* ENTRIES:
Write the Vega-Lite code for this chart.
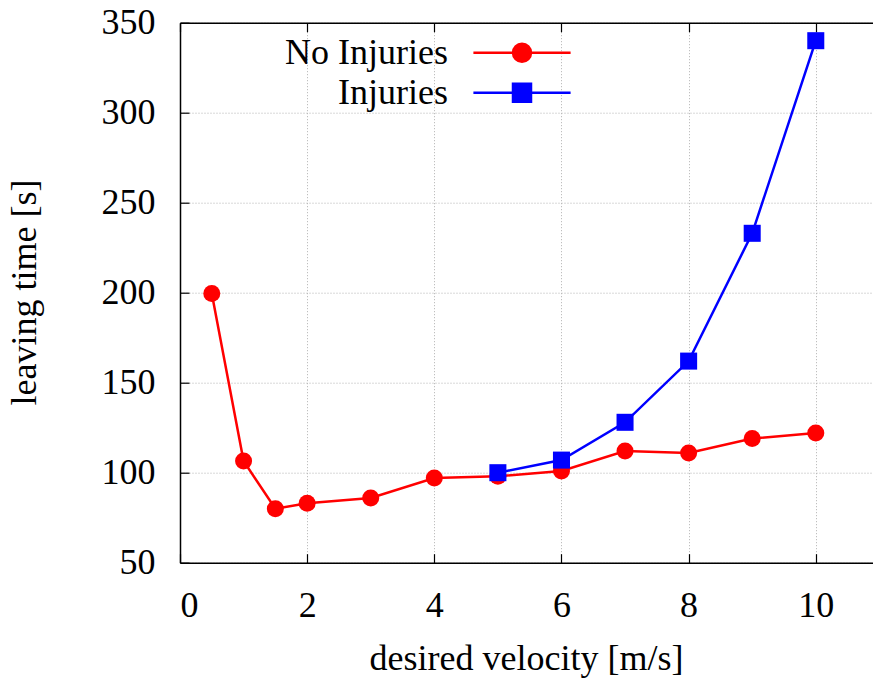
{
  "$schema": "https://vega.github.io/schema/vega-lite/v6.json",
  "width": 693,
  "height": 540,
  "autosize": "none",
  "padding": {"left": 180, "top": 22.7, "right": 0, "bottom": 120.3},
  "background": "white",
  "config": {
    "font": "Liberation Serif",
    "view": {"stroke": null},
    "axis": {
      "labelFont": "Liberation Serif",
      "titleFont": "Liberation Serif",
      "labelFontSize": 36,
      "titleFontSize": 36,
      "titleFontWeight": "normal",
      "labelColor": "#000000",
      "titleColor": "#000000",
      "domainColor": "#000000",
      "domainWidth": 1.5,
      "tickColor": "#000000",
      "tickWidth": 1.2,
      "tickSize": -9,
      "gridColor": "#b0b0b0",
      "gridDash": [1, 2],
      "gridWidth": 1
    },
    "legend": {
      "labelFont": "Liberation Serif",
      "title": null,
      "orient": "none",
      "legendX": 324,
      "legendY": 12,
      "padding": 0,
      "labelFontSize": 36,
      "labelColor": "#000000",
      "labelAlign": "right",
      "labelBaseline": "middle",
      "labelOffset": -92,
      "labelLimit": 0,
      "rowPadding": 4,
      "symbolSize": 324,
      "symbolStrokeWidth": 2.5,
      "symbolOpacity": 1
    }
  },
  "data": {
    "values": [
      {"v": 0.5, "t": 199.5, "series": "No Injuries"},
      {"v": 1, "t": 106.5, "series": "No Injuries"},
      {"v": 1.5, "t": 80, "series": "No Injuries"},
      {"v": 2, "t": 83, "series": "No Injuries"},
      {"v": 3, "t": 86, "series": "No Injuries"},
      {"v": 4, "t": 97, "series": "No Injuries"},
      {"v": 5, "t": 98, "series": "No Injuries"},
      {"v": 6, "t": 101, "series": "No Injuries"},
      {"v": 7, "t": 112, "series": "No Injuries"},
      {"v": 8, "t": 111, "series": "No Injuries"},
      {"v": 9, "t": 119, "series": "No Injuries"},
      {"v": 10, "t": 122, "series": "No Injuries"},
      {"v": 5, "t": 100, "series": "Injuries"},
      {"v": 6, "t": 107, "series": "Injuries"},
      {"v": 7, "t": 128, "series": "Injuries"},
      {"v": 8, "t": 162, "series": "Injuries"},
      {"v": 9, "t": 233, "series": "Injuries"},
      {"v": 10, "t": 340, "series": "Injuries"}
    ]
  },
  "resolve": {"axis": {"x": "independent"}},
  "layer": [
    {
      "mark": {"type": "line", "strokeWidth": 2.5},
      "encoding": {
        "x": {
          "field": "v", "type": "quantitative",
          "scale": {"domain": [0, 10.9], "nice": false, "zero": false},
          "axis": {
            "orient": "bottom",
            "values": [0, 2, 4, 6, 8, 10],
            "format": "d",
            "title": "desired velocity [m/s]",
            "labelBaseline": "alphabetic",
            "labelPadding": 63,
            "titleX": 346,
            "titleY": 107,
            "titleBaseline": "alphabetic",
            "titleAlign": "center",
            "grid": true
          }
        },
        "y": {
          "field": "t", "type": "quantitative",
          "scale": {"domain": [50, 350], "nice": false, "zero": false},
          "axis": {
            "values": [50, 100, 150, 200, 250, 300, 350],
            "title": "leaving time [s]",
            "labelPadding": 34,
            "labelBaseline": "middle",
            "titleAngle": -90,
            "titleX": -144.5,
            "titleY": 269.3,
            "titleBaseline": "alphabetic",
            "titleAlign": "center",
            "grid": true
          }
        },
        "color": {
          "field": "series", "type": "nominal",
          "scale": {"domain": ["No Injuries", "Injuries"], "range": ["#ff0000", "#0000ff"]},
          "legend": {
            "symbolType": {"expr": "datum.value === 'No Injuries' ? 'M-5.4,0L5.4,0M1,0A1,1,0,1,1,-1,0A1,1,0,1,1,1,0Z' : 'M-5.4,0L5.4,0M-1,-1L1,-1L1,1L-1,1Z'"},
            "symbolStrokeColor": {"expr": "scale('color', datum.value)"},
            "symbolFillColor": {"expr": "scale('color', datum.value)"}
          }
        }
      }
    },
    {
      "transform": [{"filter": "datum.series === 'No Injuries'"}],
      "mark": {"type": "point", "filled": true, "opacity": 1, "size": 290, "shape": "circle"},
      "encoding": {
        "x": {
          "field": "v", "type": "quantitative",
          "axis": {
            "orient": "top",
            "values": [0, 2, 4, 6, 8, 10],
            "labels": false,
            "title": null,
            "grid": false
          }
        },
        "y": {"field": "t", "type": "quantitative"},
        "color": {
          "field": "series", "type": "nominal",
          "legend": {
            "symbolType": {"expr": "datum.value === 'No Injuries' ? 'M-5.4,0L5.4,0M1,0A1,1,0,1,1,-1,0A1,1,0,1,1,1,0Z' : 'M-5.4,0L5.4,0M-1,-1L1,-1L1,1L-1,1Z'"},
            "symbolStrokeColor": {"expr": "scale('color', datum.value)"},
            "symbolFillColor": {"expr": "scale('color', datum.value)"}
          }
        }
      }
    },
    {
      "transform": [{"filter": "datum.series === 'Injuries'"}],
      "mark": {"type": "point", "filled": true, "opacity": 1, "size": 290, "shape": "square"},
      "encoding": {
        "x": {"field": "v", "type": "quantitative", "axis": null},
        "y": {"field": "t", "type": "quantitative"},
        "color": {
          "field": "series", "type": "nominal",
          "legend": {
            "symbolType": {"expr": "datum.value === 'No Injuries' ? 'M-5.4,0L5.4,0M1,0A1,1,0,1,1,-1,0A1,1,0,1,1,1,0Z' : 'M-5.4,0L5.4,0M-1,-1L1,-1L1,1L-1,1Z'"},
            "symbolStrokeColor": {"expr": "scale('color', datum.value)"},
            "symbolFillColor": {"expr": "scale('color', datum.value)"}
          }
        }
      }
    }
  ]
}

...

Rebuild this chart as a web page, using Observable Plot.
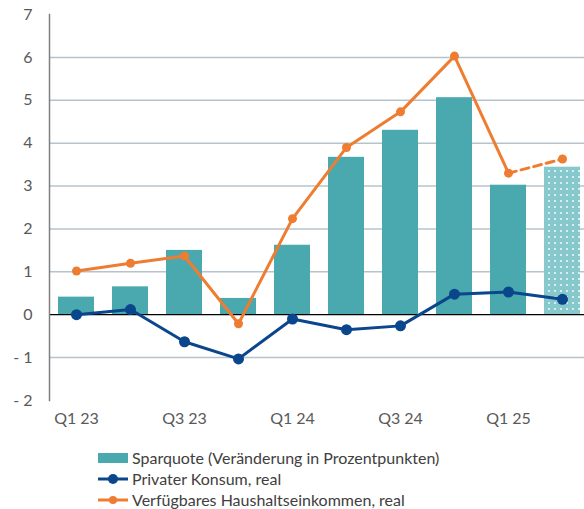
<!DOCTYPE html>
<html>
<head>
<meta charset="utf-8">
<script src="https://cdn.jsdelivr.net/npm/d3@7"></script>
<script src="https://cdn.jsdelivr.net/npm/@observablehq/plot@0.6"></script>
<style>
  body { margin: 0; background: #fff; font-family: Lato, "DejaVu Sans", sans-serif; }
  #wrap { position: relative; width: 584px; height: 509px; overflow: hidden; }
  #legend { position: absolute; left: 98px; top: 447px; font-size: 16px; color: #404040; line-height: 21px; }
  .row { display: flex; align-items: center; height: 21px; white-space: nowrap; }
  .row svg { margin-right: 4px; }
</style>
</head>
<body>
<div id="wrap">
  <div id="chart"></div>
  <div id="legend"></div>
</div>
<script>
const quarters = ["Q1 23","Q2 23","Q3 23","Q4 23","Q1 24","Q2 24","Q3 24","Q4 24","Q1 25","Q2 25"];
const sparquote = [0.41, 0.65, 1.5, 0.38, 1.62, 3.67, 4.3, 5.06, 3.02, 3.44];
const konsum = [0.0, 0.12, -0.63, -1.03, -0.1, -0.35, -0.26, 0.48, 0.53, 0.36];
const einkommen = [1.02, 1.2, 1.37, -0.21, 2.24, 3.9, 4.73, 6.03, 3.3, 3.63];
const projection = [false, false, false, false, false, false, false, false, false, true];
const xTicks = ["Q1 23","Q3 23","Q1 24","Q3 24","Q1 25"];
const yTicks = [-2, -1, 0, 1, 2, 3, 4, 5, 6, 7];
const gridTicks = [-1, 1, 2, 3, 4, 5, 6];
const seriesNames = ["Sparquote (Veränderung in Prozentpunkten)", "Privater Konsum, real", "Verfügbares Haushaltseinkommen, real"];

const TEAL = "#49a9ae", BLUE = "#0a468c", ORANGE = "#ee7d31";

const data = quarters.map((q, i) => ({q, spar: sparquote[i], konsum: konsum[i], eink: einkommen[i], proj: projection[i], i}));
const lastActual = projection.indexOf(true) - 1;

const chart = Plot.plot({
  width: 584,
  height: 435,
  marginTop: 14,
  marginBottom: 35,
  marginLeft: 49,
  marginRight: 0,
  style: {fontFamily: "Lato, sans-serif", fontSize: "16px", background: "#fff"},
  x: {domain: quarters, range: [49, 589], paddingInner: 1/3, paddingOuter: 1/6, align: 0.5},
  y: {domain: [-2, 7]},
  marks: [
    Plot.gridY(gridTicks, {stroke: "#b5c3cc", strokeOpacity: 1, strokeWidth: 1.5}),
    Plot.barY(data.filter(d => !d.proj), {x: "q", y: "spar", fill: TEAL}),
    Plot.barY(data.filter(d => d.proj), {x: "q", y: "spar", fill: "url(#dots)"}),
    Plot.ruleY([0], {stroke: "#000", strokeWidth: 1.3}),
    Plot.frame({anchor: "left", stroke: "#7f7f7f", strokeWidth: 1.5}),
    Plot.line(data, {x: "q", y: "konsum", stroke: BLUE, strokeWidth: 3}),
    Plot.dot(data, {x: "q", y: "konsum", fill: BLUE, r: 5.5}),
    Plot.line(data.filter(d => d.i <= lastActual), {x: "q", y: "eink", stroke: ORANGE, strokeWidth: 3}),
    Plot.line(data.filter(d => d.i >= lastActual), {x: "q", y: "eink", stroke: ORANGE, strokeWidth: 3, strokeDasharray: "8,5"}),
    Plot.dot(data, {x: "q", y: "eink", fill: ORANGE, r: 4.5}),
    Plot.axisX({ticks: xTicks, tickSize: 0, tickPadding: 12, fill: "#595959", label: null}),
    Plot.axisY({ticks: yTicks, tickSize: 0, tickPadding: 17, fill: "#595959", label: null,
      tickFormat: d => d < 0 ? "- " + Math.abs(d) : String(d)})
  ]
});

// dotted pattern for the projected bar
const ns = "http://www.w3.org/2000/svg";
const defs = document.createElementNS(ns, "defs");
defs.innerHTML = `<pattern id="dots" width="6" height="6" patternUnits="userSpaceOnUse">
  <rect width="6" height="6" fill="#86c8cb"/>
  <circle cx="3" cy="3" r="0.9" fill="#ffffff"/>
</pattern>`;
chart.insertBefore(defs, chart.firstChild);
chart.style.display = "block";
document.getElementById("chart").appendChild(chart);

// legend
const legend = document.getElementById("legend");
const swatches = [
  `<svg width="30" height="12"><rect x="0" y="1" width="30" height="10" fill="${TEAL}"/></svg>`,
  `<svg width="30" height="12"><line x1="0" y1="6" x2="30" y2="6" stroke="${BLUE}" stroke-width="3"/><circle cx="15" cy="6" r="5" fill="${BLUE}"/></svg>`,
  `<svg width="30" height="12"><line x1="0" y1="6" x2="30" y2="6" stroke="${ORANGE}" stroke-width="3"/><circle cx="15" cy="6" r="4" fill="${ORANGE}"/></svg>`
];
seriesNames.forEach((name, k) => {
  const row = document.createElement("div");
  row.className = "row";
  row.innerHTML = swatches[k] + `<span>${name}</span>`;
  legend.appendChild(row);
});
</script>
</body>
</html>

* REQUIREMENT: Collect, from the material above, every line containing the word "this".

* OUTPUT:
Write the Vega-Lite code for this chart.
Rebuild this chart as a web page, using Observable Plot.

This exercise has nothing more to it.